My recommendation? Find a host that allows you to put two machines on the same local network. We chose Linode, but who you use is irrelevant. Start out with your dedicated database server, plan ahead to do clustering when it's necessary. Keep all your content in one DB, index and optimize religiously. Finally, find a REALLY good DB guy and treat him well. With that much data, a great DBA would be a must.
I am creating an application that utilizes MySQL and PHP. My current web hosting provider has a MySQL database size limitation of 1 GB, but I am allowed to create many 1 GB databases. Even if was able to find another web hosting provider that allowed larger databases, I wonder how is data integrity and speed affected by larger databases? Is it better to keep databases small in terms of disk size? In other words, what is the best practice method of storing the same data (all text) from thousands of users? I am new to database design and planning. Eventually, I would imagine that a single database with data from thousands of users would grow to be inefficient and optimally the data should be distributed among smaller databases. Do I have this correct?
On a related note, how would my application know when to create another table (or switch to another table that was manually created)? For example, if I had 1 database that filled up with 1 GB of data, I would want my application to continue working without any service delays. How would I control the input of data from 1 table to a second, newly created database?
Similarly, if a user joins the website in 2011 and creates 100 records of information, and thousands of other users do the same, and then the 1 GB database becomes filled. Later on, that original user adds an additional 100 records that are created in another 1 GB database. How would my PHP code know which database to query for the 2 sets of 100 records? Would this be managed automatically in some way on the MySQL end? Would it need to be managed in the PHP code would IF/THEN/ELSE statements? Is this a service that some web hosting providers offer?
This is a very abstract question and I'm not sure the generic stackoverflow is the right place to do it.
In any case. What is the best practice method of storing? How about: in a file on disk. Keep in mind that a database is just a glorified file that has fancy 'read' and 'write' commands.
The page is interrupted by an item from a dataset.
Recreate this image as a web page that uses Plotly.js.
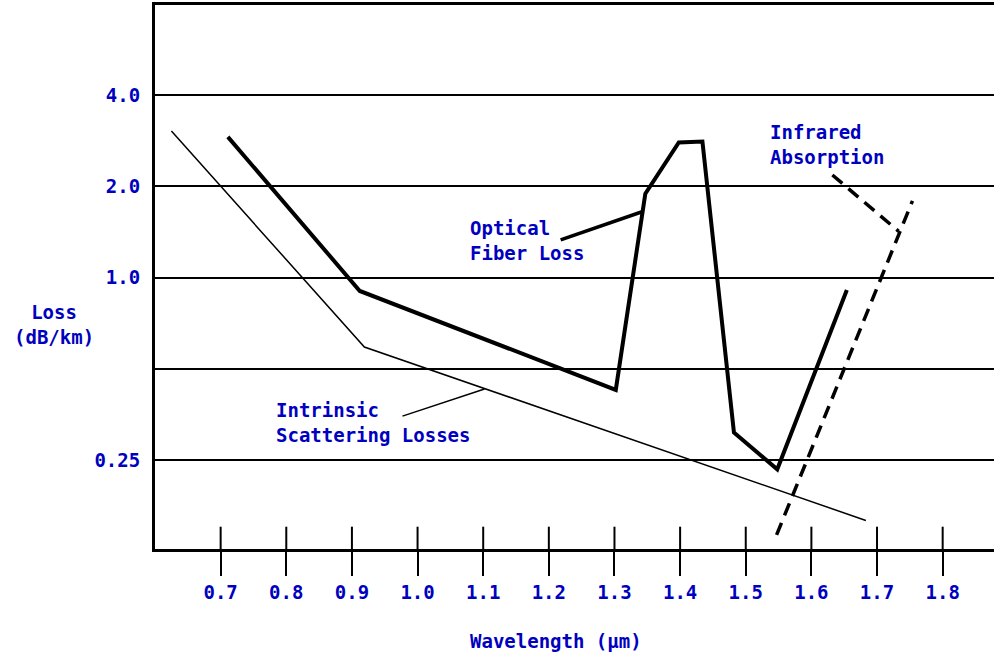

Optimization is hard, you can only ever trade things. CPU for memory usage, read speed for write speed, bulk data storage or speed. (Or get a better host provider and make your databases as large as you want ;) )
To answer your second question, if you do go with your database approach you will need to set up some system to 'migrate' users from a database to another if one gets full. If you reach 80% of 1GB, start migrating users.
Detecting the size of a database is a tricky problem. You could, I suppose look at the RAW files on disk to see how big they are, but perhaps there are more clever ways.
I would suggest using SQLite will the best option in your case. It supports 2 terabytes (2^41 bytes) database and best part is that it requires no server side installation. So it is compatible everywhere. All you need is a library to work with SQLite database.
You can also choose your host without looking on what databases and sizes do they support.